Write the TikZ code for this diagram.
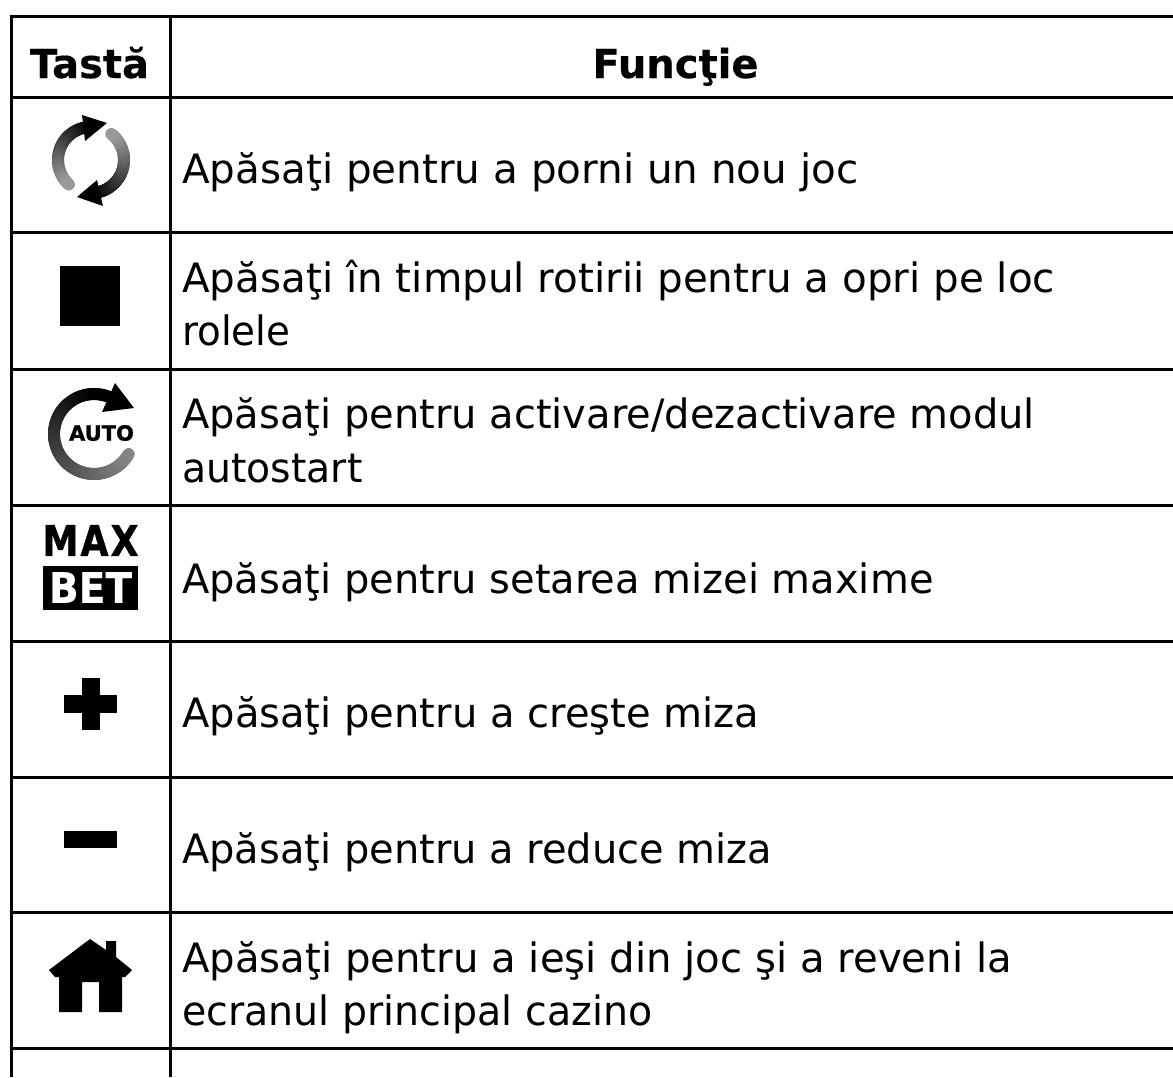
\documentclass[tikz,border=0pt]{standalone}
\usepackage{fontspec}
\setmainfont{DejaVu Sans}
\newfontfamily\headfont[FakeBold=0.4]{DejaVu Sans Bold}
\newfontfamily\iconfont[FakeBold=1.2]{DejaVu Sans Bold}
\newfontfamily\iconspaced[FakeBold=1.2,LetterSpace=6]{DejaVu Sans Bold}
\begin{document}
\begin{tikzpicture}[x=1pt,y=-1pt,
  rule/.style={line width=3pt,black,line cap=butt},
  celltext/.style={anchor=base west,inner sep=0pt,align=left,text=black,transform shape,font=\fontsize{40.45}{53}\selectfont},
  headtext/.style={anchor=base,inner sep=0pt,text=black,font=\headfont\fontsize{40}{45}\selectfont},
  icon/.style={fill=black,draw=none},
  iconword/.style={inner sep=0pt,transform shape}]
\useasboundingbox (0,0) rectangle (1173,1077);
% table rules
\foreach \yy in {16,97,232,369,505,641,777,912,1048}
  \draw[rule] (9.5,\yy) -- (1173,\yy);
\draw[rule] (11,14.5) -- (11,1077);
\draw[rule] (170,14.5) -- (170,1077);
% header
\node[headtext] (h1) at (89.5,78) {Tastă};
\node[headtext] (h2) at (675.5,78) {Funcţie};
% texts
\node[celltext] (t1) at (182,183) {Apăsaţi pentru a porni un nou joc};
\node[celltext] (t2a) at (182,292) {Apăsaţi în timpul rotirii pentru a opri pe loc};
\node[celltext,xscale=.96] (t2b) at (182,345) {rolele};
\node[celltext,xscale=.988] (t3a) at (182,428) {Apăsaţi pentru activare/dezactivare modul};
\node[celltext,xscale=.973] (t3b) at (182,482) {autostart};
\node[celltext,xscale=.988] (t4) at (182,593) {Apăsaţi pentru setarea mizei maxime};
\node[celltext,xscale=.99] (t5) at (182,727) {Apăsaţi pentru a creşte miza};
\node[celltext,xscale=.988] (t6) at (182,863) {Apăsaţi pentru a reduce miza};
\node[celltext,xscale=.994] (t7a) at (182,972) {Apăsaţi pentru a ieşi din joc şi a reveni la};
\node[celltext,xscale=.977] (t7b) at (182,1025) {ecranul principal cazino};
% refresh icon
\foreach \a in {100,104,...,224}{
  \pgfmathsetmacro{\g}{min(60,(\a-100)*60/124)}
  \draw[line width=12pt,color=white!\g!black,line cap=round] ({91+33*cos(\a)},{160-33*sin(\a)}) -- ({91+33*cos(\a+4)},{160-33*sin(\a+4)});
}
\foreach \a in {280,284,...,408}{
  \pgfmathsetmacro{\g}{min(60,(\a-280)*60/128)}
  \draw[line width=12pt,color=white!\g!black,line cap=round] ({91+33*cos(\a)},{160-33*sin(\a)}) -- ({91+33*cos(\a+4)},{160-33*sin(\a+4)});
}
\fill[icon] (107,123) -- (82,115) -- (85,141) -- cycle;
\fill[icon] (77,197) -- (103,206) -- (97,180) -- cycle;
% stop icon
\fill[icon] (60,266) rectangle (120,326);
% auto icon
\foreach \a in {66,70,...,326}{
  \pgfmathsetmacro{\g}{min(52,max(0,(\a-100)*52/226))}
  \draw[line width=12pt,color=white!\g!black,line cap=round] ({94+40*cos(\a)},{434-40*sin(\a)}) -- ({94+40*cos(\a+4)},{434-40*sin(\a+4)});
}
\fill[icon] (134,408) -- (115,383) -- (102,412) -- cycle;
\node[inner sep=0pt,font=\iconfont\fontsize{21}{21}\selectfont] (auto) at (101.5,433) {AUTO};
% max bet icon
\node[iconword,xscale=.86,font=\iconspaced\fontsize{42}{42}\selectfont] (max) at (90.5,540.5) {MAX};
\fill[icon] (43,566) rectangle (138,610);
\node[iconword,text=white,xscale=.93,font=\headfont\fontsize{42}{42}\selectfont] (bet) at (90.5,587.5) {BET};
% plus icon
\fill[icon] (64,695) rectangle (117,713);
\fill[icon] (82,678) rectangle (100,730);
% minus icon
\fill[icon] (64,831) rectangle (117,848);
% home icon
\fill[icon] (90,939) -- (106,950) -- (106,941) -- (116,941) -- (116,957) -- (132,970) -- (125,977) -- (122,977) -- (122,1012) -- (99,1012) -- (99,982) -- (82,982) -- (82,1012) -- (59,1012) -- (59,977) -- (55,977) -- (49,970) -- cycle;
\end{tikzpicture}
\end{document}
========================================================================
> _PROBLEM_
Leave out all pictures, then copy the remaining material exactly.

> _SOLUTION FOR THIS TASK_
Write the TikZ code for this diagram.
\documentclass[tikz,border=0pt]{standalone}
\usepackage{fontspec}
\setmainfont{DejaVu Sans}
\newfontfamily\headfont[FakeBold=0.4]{DejaVu Sans Bold}
\newfontfamily\iconfont[FakeBold=1.2]{DejaVu Sans Bold}
\newfontfamily\iconspaced[FakeBold=1.2,LetterSpace=6]{DejaVu Sans Bold}
\begin{document}
\begin{tikzpicture}[x=1pt,y=-1pt,
  rule/.style={line width=3pt,black,line cap=butt},
  celltext/.style={anchor=base west,inner sep=0pt,align=left,text=black,transform shape,font=\fontsize{40.45}{53}\selectfont},
  headtext/.style={anchor=base,inner sep=0pt,text=black,font=\headfont\fontsize{40}{45}\selectfont},
  icon/.style={fill=black,draw=none},
  iconword/.style={inner sep=0pt,transform shape}]
\useasboundingbox (0,0) rectangle (1173,1077);
% table rules
\foreach \yy in {16,97,232,369,505,641,777,912,1048}
  \draw[rule] (9.5,\yy) -- (1173,\yy);
\draw[rule] (11,14.5) -- (11,1077);
\draw[rule] (170,14.5) -- (170,1077);
% header
\node[headtext] (h1) at (89.5,78) {Tastă};
\node[headtext] (h2) at (675.5,78) {Funcţie};
% texts
\node[celltext] (t1) at (182,183) {Apăsaţi pentru a porni un nou joc};
\node[celltext] (t2a) at (182,292) {Apăsaţi în timpul rotirii pentru a opri pe loc};
\node[celltext,xscale=.96] (t2b) at (182,345) {rolele};
\node[celltext,xscale=.988] (t3a) at (182,428) {Apăsaţi pentru activare/dezactivare modul};
\node[celltext,xscale=.973] (t3b) at (182,482) {autostart};
\node[celltext,xscale=.988] (t4) at (182,593) {Apăsaţi pentru setarea mizei maxime};
\node[celltext,xscale=.99] (t5) at (182,727) {Apăsaţi pentru a creşte miza};
\node[celltext,xscale=.988] (t6) at (182,863) {Apăsaţi pentru a reduce miza};
\node[celltext,xscale=.994] (t7a) at (182,972) {Apăsaţi pentru a ieşi din joc şi a reveni la};
\node[celltext,xscale=.977] (t7b) at (182,1025) {ecranul principal cazino};
% refresh icon
\foreach \a in {100,104,...,224}{
  \pgfmathsetmacro{\g}{min(60,(\a-100)*60/124)}
  \draw[line width=12pt,color=white!\g!black,line cap=round] ({91+33*cos(\a)},{160-33*sin(\a)}) -- ({91+33*cos(\a+4)},{160-33*sin(\a+4)});
}
\foreach \a in {280,284,...,408}{
  \pgfmathsetmacro{\g}{min(60,(\a-280)*60/128)}
  \draw[line width=12pt,color=white!\g!black,line cap=round] ({91+33*cos(\a)},{160-33*sin(\a)}) -- ({91+33*cos(\a+4)},{160-33*sin(\a+4)});
}
\fill[icon] (107,123) -- (82,115) -- (85,141) -- cycle;
\fill[icon] (77,197) -- (103,206) -- (97,180) -- cycle;
% stop icon
\fill[icon] (60,266) rectangle (120,326);
% auto icon
\foreach \a in {66,70,...,326}{
  \pgfmathsetmacro{\g}{min(52,max(0,(\a-100)*52/226))}
  \draw[line width=12pt,color=white!\g!black,line cap=round] ({94+40*cos(\a)},{434-40*sin(\a)}) -- ({94+40*cos(\a+4)},{434-40*sin(\a+4)});
}
\fill[icon] (134,408) -- (115,383) -- (102,412) -- cycle;
\node[inner sep=0pt,font=\iconfont\fontsize{21}{21}\selectfont] (auto) at (101.5,433) {AUTO};
% max bet icon
\node[iconword,xscale=.86,font=\iconspaced\fontsize{42}{42}\selectfont] (max) at (90.5,540.5) {MAX};
\fill[icon] (43,566) rectangle (138,610);
\node[iconword,text=white,xscale=.93,font=\headfont\fontsize{42}{42}\selectfont] (bet) at (90.5,587.5) {BET};
% plus icon
\fill[icon] (64,695) rectangle (117,713);
\fill[icon] (82,678) rectangle (100,730);
% minus icon
\fill[icon] (64,831) rectangle (117,848);
% home icon
\fill[icon] (90,939) -- (106,950) -- (106,941) -- (116,941) -- (116,957) -- (132,970) -- (125,977) -- (122,977) -- (122,1012) -- (99,1012) -- (99,982) -- (82,982) -- (82,1012) -- (59,1012) -- (59,977) -- (55,977) -- (49,970) -- cycle;
\end{tikzpicture}
\end{document}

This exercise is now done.